**What is needed:** Copy the data below exactly, omitting any picture it contains.

[Start]

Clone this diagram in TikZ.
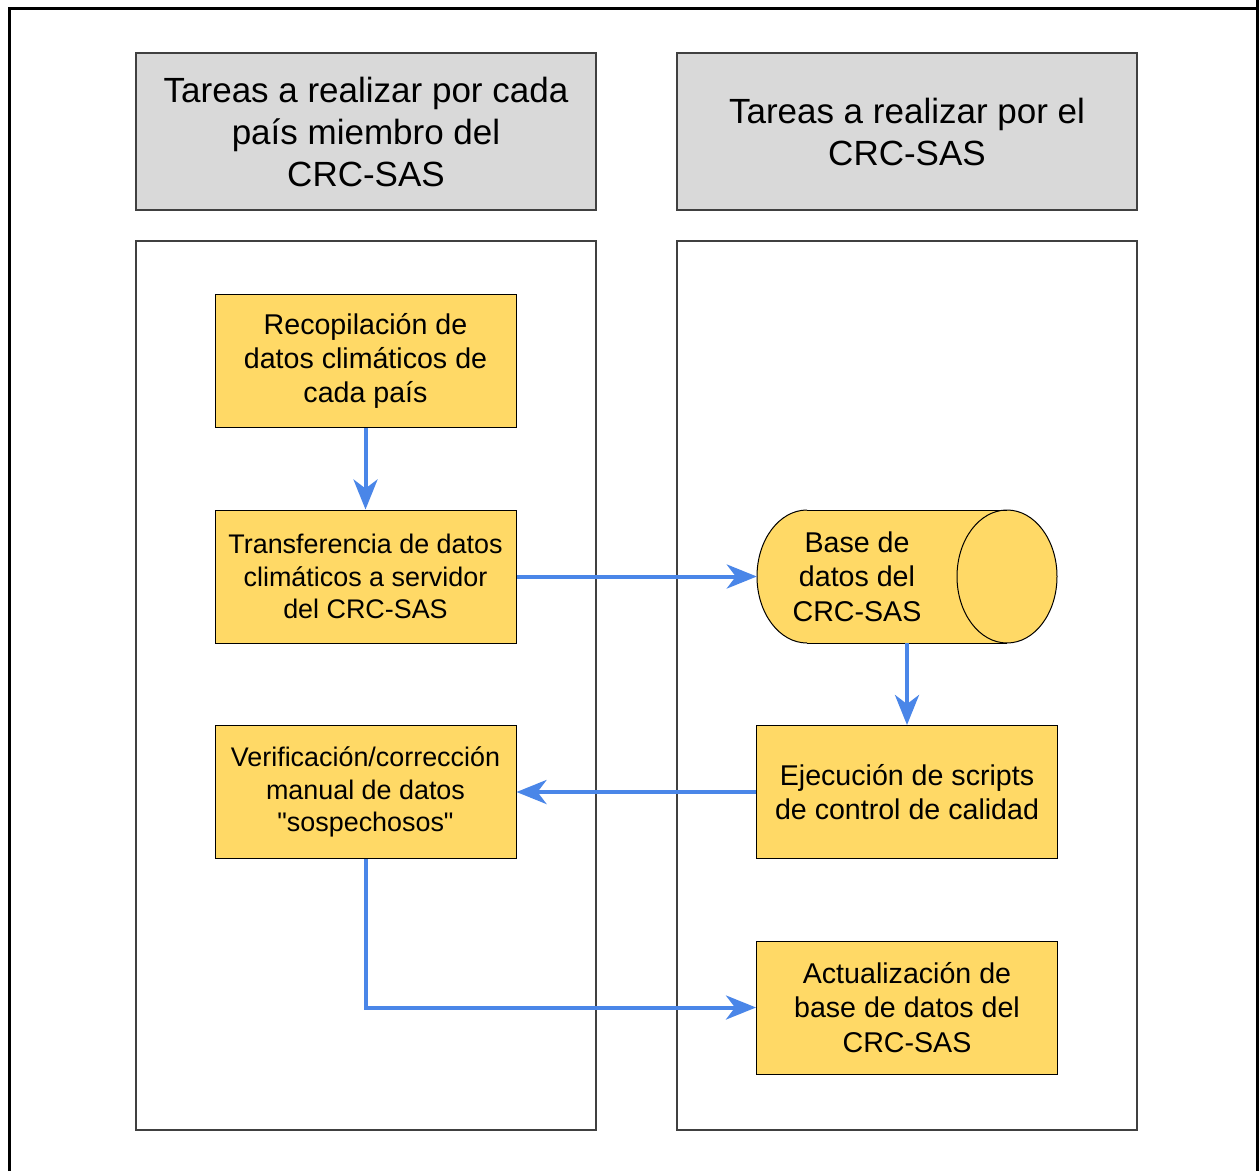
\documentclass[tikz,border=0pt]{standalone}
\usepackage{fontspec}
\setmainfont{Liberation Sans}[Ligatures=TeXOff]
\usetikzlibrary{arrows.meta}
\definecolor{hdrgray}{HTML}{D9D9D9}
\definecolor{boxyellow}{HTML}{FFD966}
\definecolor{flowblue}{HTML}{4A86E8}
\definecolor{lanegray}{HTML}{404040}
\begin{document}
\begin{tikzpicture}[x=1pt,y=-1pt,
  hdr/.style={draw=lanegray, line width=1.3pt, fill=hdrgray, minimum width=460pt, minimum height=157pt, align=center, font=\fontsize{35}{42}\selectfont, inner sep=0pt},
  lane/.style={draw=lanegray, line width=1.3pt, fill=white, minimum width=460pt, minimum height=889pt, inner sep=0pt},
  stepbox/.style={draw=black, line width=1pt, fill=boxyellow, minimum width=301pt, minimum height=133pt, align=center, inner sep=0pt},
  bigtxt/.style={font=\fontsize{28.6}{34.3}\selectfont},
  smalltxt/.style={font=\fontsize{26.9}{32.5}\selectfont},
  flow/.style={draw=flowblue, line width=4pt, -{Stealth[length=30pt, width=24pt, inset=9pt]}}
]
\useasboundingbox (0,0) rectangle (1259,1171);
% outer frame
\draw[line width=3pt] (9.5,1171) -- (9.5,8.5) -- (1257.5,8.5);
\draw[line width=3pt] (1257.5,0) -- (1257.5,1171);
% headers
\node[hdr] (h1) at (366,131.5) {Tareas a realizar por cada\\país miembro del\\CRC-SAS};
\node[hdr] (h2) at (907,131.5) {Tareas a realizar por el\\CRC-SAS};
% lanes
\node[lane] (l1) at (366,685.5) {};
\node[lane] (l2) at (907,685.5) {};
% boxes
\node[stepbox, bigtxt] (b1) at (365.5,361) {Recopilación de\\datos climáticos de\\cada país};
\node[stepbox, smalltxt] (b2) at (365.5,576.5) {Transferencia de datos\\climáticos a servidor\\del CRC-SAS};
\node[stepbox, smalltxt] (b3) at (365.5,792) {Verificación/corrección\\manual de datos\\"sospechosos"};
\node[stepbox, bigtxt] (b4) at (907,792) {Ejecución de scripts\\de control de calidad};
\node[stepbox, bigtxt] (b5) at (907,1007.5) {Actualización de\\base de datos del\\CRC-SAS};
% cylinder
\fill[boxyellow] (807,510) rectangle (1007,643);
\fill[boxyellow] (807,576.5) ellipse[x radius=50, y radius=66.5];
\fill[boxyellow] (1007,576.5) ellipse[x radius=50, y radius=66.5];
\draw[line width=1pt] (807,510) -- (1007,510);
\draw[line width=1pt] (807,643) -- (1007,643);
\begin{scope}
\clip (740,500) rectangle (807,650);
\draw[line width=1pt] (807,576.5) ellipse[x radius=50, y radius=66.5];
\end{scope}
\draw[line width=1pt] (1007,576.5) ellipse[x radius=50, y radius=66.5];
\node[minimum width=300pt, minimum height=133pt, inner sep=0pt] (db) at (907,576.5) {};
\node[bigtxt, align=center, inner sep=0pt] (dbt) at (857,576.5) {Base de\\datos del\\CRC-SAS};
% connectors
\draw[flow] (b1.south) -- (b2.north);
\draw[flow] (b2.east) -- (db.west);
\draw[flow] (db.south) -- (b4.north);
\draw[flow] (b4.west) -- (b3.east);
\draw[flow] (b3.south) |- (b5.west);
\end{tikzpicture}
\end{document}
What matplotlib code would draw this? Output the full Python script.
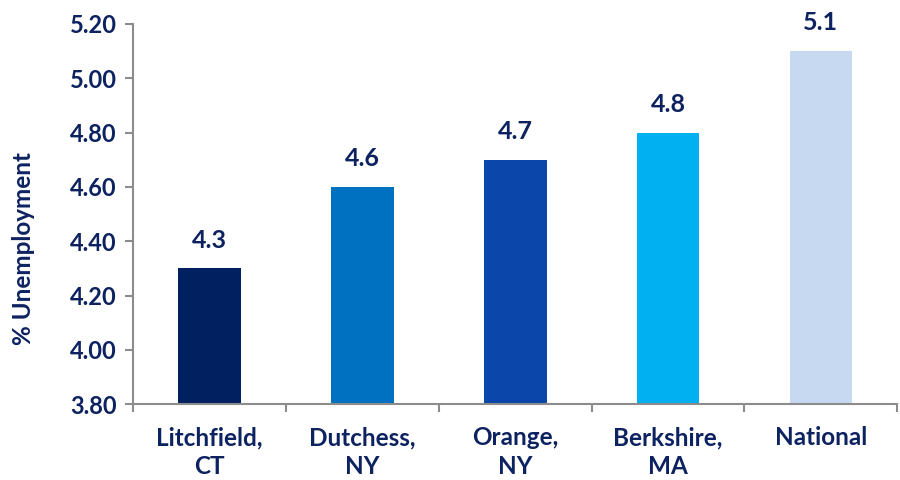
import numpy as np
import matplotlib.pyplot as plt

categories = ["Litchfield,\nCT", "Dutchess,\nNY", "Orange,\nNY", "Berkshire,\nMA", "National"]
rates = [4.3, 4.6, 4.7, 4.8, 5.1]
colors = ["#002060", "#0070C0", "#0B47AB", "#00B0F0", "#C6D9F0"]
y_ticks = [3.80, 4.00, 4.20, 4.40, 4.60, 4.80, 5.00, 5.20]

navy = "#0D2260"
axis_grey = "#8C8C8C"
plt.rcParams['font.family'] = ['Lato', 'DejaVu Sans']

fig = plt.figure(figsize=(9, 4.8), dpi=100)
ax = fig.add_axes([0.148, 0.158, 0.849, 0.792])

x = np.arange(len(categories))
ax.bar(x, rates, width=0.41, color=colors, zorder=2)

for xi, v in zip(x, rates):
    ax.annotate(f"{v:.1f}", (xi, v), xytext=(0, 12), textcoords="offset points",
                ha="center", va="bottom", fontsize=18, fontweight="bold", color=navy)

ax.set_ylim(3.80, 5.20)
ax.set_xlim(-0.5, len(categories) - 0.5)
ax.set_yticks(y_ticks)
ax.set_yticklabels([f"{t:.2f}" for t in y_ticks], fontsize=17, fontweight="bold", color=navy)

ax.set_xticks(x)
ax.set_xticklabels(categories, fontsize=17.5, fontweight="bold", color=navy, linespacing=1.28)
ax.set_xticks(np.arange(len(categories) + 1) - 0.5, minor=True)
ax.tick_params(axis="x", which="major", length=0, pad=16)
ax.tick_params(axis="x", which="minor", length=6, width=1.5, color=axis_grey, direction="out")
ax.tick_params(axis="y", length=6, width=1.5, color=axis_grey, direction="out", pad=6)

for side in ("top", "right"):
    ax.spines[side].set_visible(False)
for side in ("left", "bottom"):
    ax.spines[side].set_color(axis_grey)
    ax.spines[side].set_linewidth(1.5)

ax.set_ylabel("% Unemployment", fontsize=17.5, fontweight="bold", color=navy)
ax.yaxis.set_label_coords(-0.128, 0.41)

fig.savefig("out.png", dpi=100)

[End]

**Final answer:**
Clone this diagram in TikZ.
\documentclass[tikz,border=0pt]{standalone}
\usepackage{fontspec}
\setmainfont{Liberation Sans}[Ligatures=TeXOff]
\usetikzlibrary{arrows.meta}
\definecolor{hdrgray}{HTML}{D9D9D9}
\definecolor{boxyellow}{HTML}{FFD966}
\definecolor{flowblue}{HTML}{4A86E8}
\definecolor{lanegray}{HTML}{404040}
\begin{document}
\begin{tikzpicture}[x=1pt,y=-1pt,
  hdr/.style={draw=lanegray, line width=1.3pt, fill=hdrgray, minimum width=460pt, minimum height=157pt, align=center, font=\fontsize{35}{42}\selectfont, inner sep=0pt},
  lane/.style={draw=lanegray, line width=1.3pt, fill=white, minimum width=460pt, minimum height=889pt, inner sep=0pt},
  stepbox/.style={draw=black, line width=1pt, fill=boxyellow, minimum width=301pt, minimum height=133pt, align=center, inner sep=0pt},
  bigtxt/.style={font=\fontsize{28.6}{34.3}\selectfont},
  smalltxt/.style={font=\fontsize{26.9}{32.5}\selectfont},
  flow/.style={draw=flowblue, line width=4pt, -{Stealth[length=30pt, width=24pt, inset=9pt]}}
]
\useasboundingbox (0,0) rectangle (1259,1171);
% outer frame
\draw[line width=3pt] (9.5,1171) -- (9.5,8.5) -- (1257.5,8.5);
\draw[line width=3pt] (1257.5,0) -- (1257.5,1171);
% headers
\node[hdr] (h1) at (366,131.5) {Tareas a realizar por cada\\país miembro del\\CRC-SAS};
\node[hdr] (h2) at (907,131.5) {Tareas a realizar por el\\CRC-SAS};
% lanes
\node[lane] (l1) at (366,685.5) {};
\node[lane] (l2) at (907,685.5) {};
% boxes
\node[stepbox, bigtxt] (b1) at (365.5,361) {Recopilación de\\datos climáticos de\\cada país};
\node[stepbox, smalltxt] (b2) at (365.5,576.5) {Transferencia de datos\\climáticos a servidor\\del CRC-SAS};
\node[stepbox, smalltxt] (b3) at (365.5,792) {Verificación/corrección\\manual de datos\\"sospechosos"};
\node[stepbox, bigtxt] (b4) at (907,792) {Ejecución de scripts\\de control de calidad};
\node[stepbox, bigtxt] (b5) at (907,1007.5) {Actualización de\\base de datos del\\CRC-SAS};
% cylinder
\fill[boxyellow] (807,510) rectangle (1007,643);
\fill[boxyellow] (807,576.5) ellipse[x radius=50, y radius=66.5];
\fill[boxyellow] (1007,576.5) ellipse[x radius=50, y radius=66.5];
\draw[line width=1pt] (807,510) -- (1007,510);
\draw[line width=1pt] (807,643) -- (1007,643);
\begin{scope}
\clip (740,500) rectangle (807,650);
\draw[line width=1pt] (807,576.5) ellipse[x radius=50, y radius=66.5];
\end{scope}
\draw[line width=1pt] (1007,576.5) ellipse[x radius=50, y radius=66.5];
\node[minimum width=300pt, minimum height=133pt, inner sep=0pt] (db) at (907,576.5) {};
\node[bigtxt, align=center, inner sep=0pt] (dbt) at (857,576.5) {Base de\\datos del\\CRC-SAS};
% connectors
\draw[flow] (b1.south) -- (b2.north);
\draw[flow] (b2.east) -- (db.west);
\draw[flow] (db.south) -- (b4.north);
\draw[flow] (b4.west) -- (b3.east);
\draw[flow] (b3.south) |- (b5.west);
\end{tikzpicture}
\end{document}
What matplotlib code would draw this? Output the full Python script.
import numpy as np
import matplotlib.pyplot as plt

categories = ["Litchfield,\nCT", "Dutchess,\nNY", "Orange,\nNY", "Berkshire,\nMA", "National"]
rates = [4.3, 4.6, 4.7, 4.8, 5.1]
colors = ["#002060", "#0070C0", "#0B47AB", "#00B0F0", "#C6D9F0"]
y_ticks = [3.80, 4.00, 4.20, 4.40, 4.60, 4.80, 5.00, 5.20]

navy = "#0D2260"
axis_grey = "#8C8C8C"
plt.rcParams['font.family'] = ['Lato', 'DejaVu Sans']

fig = plt.figure(figsize=(9, 4.8), dpi=100)
ax = fig.add_axes([0.148, 0.158, 0.849, 0.792])

x = np.arange(len(categories))
ax.bar(x, rates, width=0.41, color=colors, zorder=2)

for xi, v in zip(x, rates):
    ax.annotate(f"{v:.1f}", (xi, v), xytext=(0, 12), textcoords="offset points",
                ha="center", va="bottom", fontsize=18, fontweight="bold", color=navy)

ax.set_ylim(3.80, 5.20)
ax.set_xlim(-0.5, len(categories) - 0.5)
ax.set_yticks(y_ticks)
ax.set_yticklabels([f"{t:.2f}" for t in y_ticks], fontsize=17, fontweight="bold", color=navy)

ax.set_xticks(x)
ax.set_xticklabels(categories, fontsize=17.5, fontweight="bold", color=navy, linespacing=1.28)
ax.set_xticks(np.arange(len(categories) + 1) - 0.5, minor=True)
ax.tick_params(axis="x", which="major", length=0, pad=16)
ax.tick_params(axis="x", which="minor", length=6, width=1.5, color=axis_grey, direction="out")
ax.tick_params(axis="y", length=6, width=1.5, color=axis_grey, direction="out", pad=6)

for side in ("top", "right"):
    ax.spines[side].set_visible(False)
for side in ("left", "bottom"):
    ax.spines[side].set_color(axis_grey)
    ax.spines[side].set_linewidth(1.5)

ax.set_ylabel("% Unemployment", fontsize=17.5, fontweight="bold", color=navy)
ax.yaxis.set_label_coords(-0.128, 0.41)

fig.savefig("out.png", dpi=100)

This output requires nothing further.